328L Beehive Composter
The Wooden Beehive Style Composter is an attractive alternative to traditional compost bins, but still provides an efficient composting solution. Made from FSC wood in a natural finish which can easily be overpainted...More information
Traditionally, the composting area in a garden has been hidden away - a secret world tucked out of sight at the end of the vegetable patch; but there's no need to hide away the 328L Beehive Composter.
Attractive and efficient at housing decomposing material, the composter can be positioned adjacent to your beds or borders without aesthetically compromising your garden vista. A hinged lid keeps out rain and helps insulate your fermenting compost and the bottom panel is removable to allow for easy collection of rotted material.
- Measures 74cm/29" D x 76cm/30" W x 90cm/35.5" H
- Made from FSC accredited softwood
- Supplied in a natural finish
- Can be overpainted
- Pressure treated wood
- Hinged lid and support bar for easy access and filling
- Removable bottom panel for collection of mature compost
- Sits directly on soil to encourage earthworms and beneficial organisms
- Self Assembly Required
What can go in to a conventional bin and how does it all work?
Success depends on heat, biology and a good balance of ingredients, added in approximately 10cm. layers. ‘Green’ waste (grass, border and hedge trimmings, snipped or shredded woody prunings) heats up steamily, starts to break down rapidly and can be stirred into layers below to speed everything up. ‘Brown’ waste (e.g. shredded paper, packaging and straw) should be added at regular intervals to counteract the wetness of the greenery and will rot down too. Manure from herbivores (chickens, pet rabbits) adds zest to the whole mixture, as does the odd spadeful
Autumn leaves are best composted on their own in hessian bags or cages, since they rot down more slowly and in a different way.
What shouldn’t go in?
Moss (which refuses to rot and can therefore be unwittingly spread around)

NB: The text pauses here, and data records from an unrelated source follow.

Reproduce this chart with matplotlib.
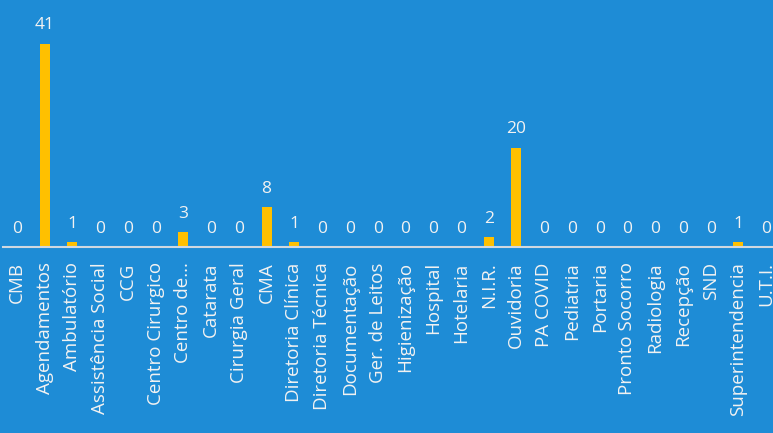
import matplotlib.pyplot as plt

setores = ['CMB', 'Agendamentos', 'Ambulatório', 'Assistência Social', 'CCG',
           'Centro Cirurgico', 'Centro de...', 'Catarata', 'Cirurgia Geral', 'CMA',
           'Diretoria Clínica', 'Diretoria Técnica', 'Documentação', 'Ger. de Leitos',
           'Higienização', 'Hospital', 'Hotelaria', 'N.I.R.', 'Ouvidoria', 'PA COVID',
           'Pediatria', 'Portaria', 'Pronto Socorro', 'Radiologia', 'Recepção', 'SND',
           'Superintendencia', 'U.T.I.']
quantidade = [0, 41, 1, 0, 0, 0, 3, 0, 0, 8, 1, 0, 0, 0, 0, 0, 0, 2, 20, 0,
              0, 0, 0, 0, 0, 0, 1, 0]

bg = '#1E8CD6'
txt = '#F2F2F2'

fig = plt.figure(figsize=(7.73, 4.33), dpi=100, facecolor=bg)
ax = fig.add_axes([3 / 773, 186 / 433, 777 / 773, 223 / 433])
ax.set_facecolor(bg)

x = range(len(setores))
ax.bar(x, quantidade, width=0.36, color='#FFC000', zorder=2)
for i, v in zip(x, quantidade):
    ax.annotate(str(v), (i, v), xytext=(0, 7.5), textcoords='offset points',
                ha='center', va='bottom', color=txt, fontsize=12.5, family='Open Sans')

ax.set_xlim(-0.5, len(setores) - 0.5)
ax.set_ylim(0, 45)
ax.set_xticks(list(x))
ax.set_xticklabels(setores, rotation=90, color=txt, fontsize=13.5, family='Open Sans')
ax.tick_params(axis='x', length=0, pad=11)
ax.set_yticks([])
for s in ['top', 'right', 'left']:
    ax.spines[s].set_visible(False)
ax.spines['bottom'].set_color('#D0D8E0')
ax.spines['bottom'].set_linewidth(1.5)

fig.savefig('out.png', dpi=100, facecolor=bg)
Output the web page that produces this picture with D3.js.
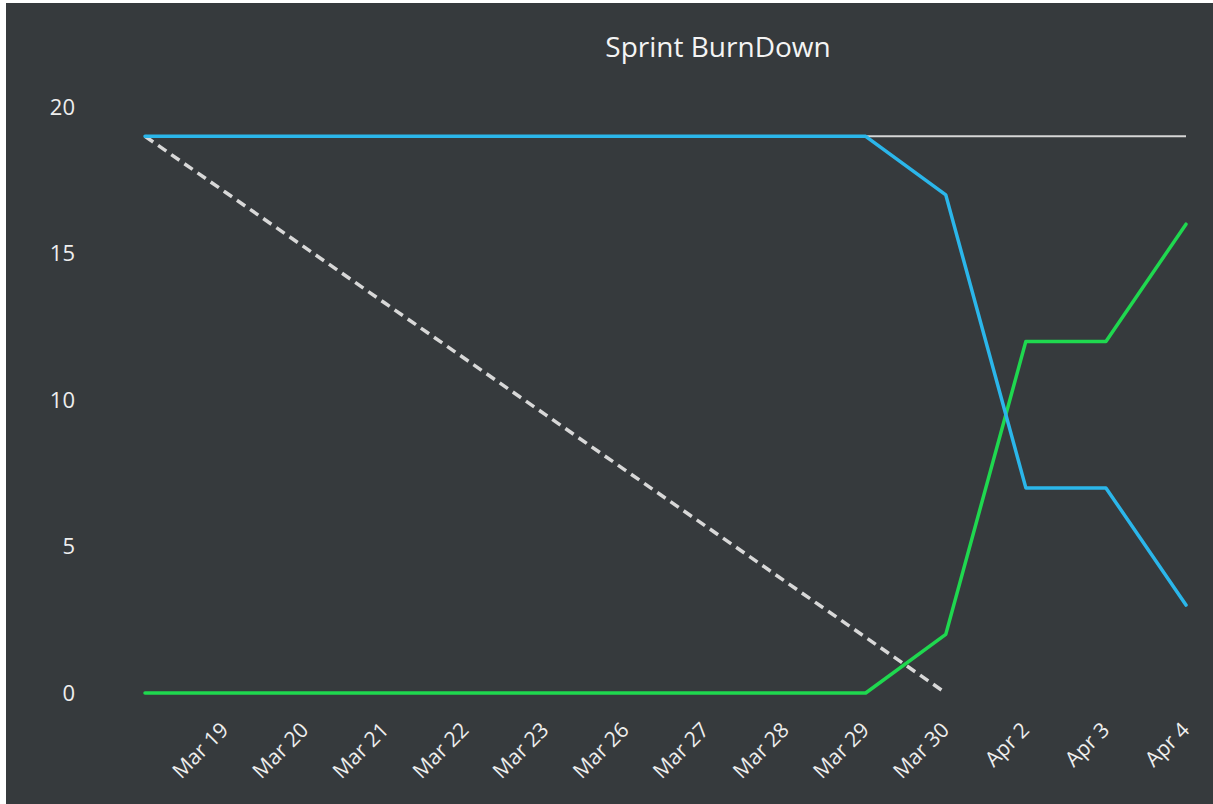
<!DOCTYPE html>
<html lang="en">
<head>
    <meta charset="UTF-8">
    <title>Sprint BurnDown</title>
    <script src="https://cdn.jsdelivr.net/npm/d3@7"></script>
    <style>
        body { margin: 0; background: #fff; }
        text { font-family: "Open Sans", sans-serif; }
    </style>
</head>
<body>
<script>
    // categories: the first point is the sprint start and has no label
    var days = ['', 'Mar 19', 'Mar 20', 'Mar 21', 'Mar 22', 'Mar 23', 'Mar 26', 'Mar 27',
        'Mar 28', 'Mar 29', 'Mar 30', 'Apr 2', 'Apr 3', 'Apr 4'];
    var remaining = [19, 19, 19, 19, 19, 19, 19, 19, 19, 19, 17, 7, 7, 3];
    var done = [0, 0, 0, 0, 0, 0, 0, 0, 0, 0, 2, 12, 12, 16];
    var scope = [19, 19, 19, 19, 19, 19, 19, 19, 19, 19, 19, 19, 19, 19];
    var ideal = [19, 17.1, 15.2, 13.3, 11.4, 9.5, 7.6, 5.7, 3.8, 1.9, 0];
    var yTicks = [0, 5, 10, 15, 20];

    var width = 1213, height = 804;

    var svg = d3.select('body').append('svg')
        .attr('width', width)
        .attr('height', height);

    // dark panel
    svg.append('rect')
        .attr('x', 6).attr('y', 3)
        .attr('width', width - 6).attr('height', height - 3)
        .attr('fill', '#363a3d');

    var x = d3.scalePoint().domain(d3.range(days.length)).range([145, 1186]);
    var y = d3.scaleLinear().domain([0, 20]).range([693, 107]);

    svg.append('text')
        .attr('x', 718).attr('y', 57)
        .attr('text-anchor', 'middle')
        .attr('fill', '#f4f4f4')
        .attr('font-size', '28px')
        .text('Sprint BurnDown');

    // y axis, labels only
    var yAxis = svg.append('g')
        .attr('transform', 'translate(75,0)')
        .call(d3.axisLeft(y).tickValues(yTicks).tickSize(0).tickPadding(0));
    yAxis.select('.domain').remove();
    yAxis.selectAll('text')
        .attr('fill', '#eeeeee')
        .attr('font-size', '22px')
        .attr('font-weight', 500)
        .attr('dy', '0.34em');

    // x axis, rotated labels
    var xAxis = svg.append('g')
        .attr('transform', 'translate(0,726)')
        .call(d3.axisBottom(x).tickSize(0).tickPadding(0).tickFormat(function(i) { return days[i]; }));
    xAxis.select('.domain').remove();
    xAxis.selectAll('text')
        .attr('fill', '#eeeeee')
        .attr('font-size', '21px')
        .attr('font-weight', 500)
        .attr('text-anchor', 'end')
        .attr('y', 0)
        .attr('dy', '0.35em')
        .attr('transform', 'translate(-1,0) rotate(-45)');

    var line = d3.line()
        .x(function(d, i) { return x(i); })
        .y(function(d) { return y(d); });

    svg.append('path').datum(scope)
        .attr('d', line)
        .attr('fill', 'none')
        .attr('stroke', '#d6d6d6')
        .attr('stroke-width', 2);

    svg.append('path').datum(ideal)
        .attr('d', line)
        .attr('fill', 'none')
        .attr('stroke', '#d8d8d8')
        .attr('stroke-width', 3.5)
        .attr('stroke-dasharray', '10,6');

    svg.append('path').datum(done)
        .attr('d', line)
        .attr('fill', 'none')
        .attr('stroke', '#1fd84f')
        .attr('stroke-width', 3.5)
        .attr('stroke-linejoin', 'round')
        .attr('stroke-linecap', 'round');

    svg.append('path').datum(remaining)
        .attr('d', line)
        .attr('fill', 'none')
        .attr('stroke', '#2bb6ea')
        .attr('stroke-width', 3.5)
        .attr('stroke-linejoin', 'round')
        .attr('stroke-linecap', 'round');
</script>
</body>
</html>
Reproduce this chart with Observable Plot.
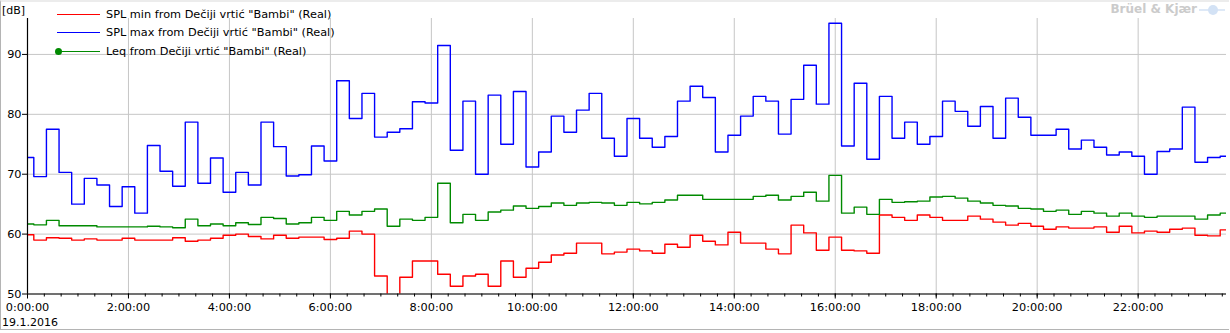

Seeding weeds or garden thugs (i.e. Verbascums, Fennel) Roots of perennial weeds such as ground elder and bindweed – unless they are thoroughly dried off in the sun first. Cat and dog (i.e. carnivore) manure. Meat or cheese kitchen scraps or vegetable waste that has been contaminated by them.
Too dry? Water the heap and/or add more greenery and cover it tightly to keep the heat in.
Smelly? Add more ‘brown’ ingredients, but no grass clippings or kitchen waste for a while. Stir the contents to open it up. Leave the lid off.
Rats? This is a tricky one - they may try to move in if there is a regular source of food nearby (i.e. a bird table or poultry house).
Slugs and snails? No problem. They are doing their bit for the composting process, and at least it keeps them away from your lettuces and hostas.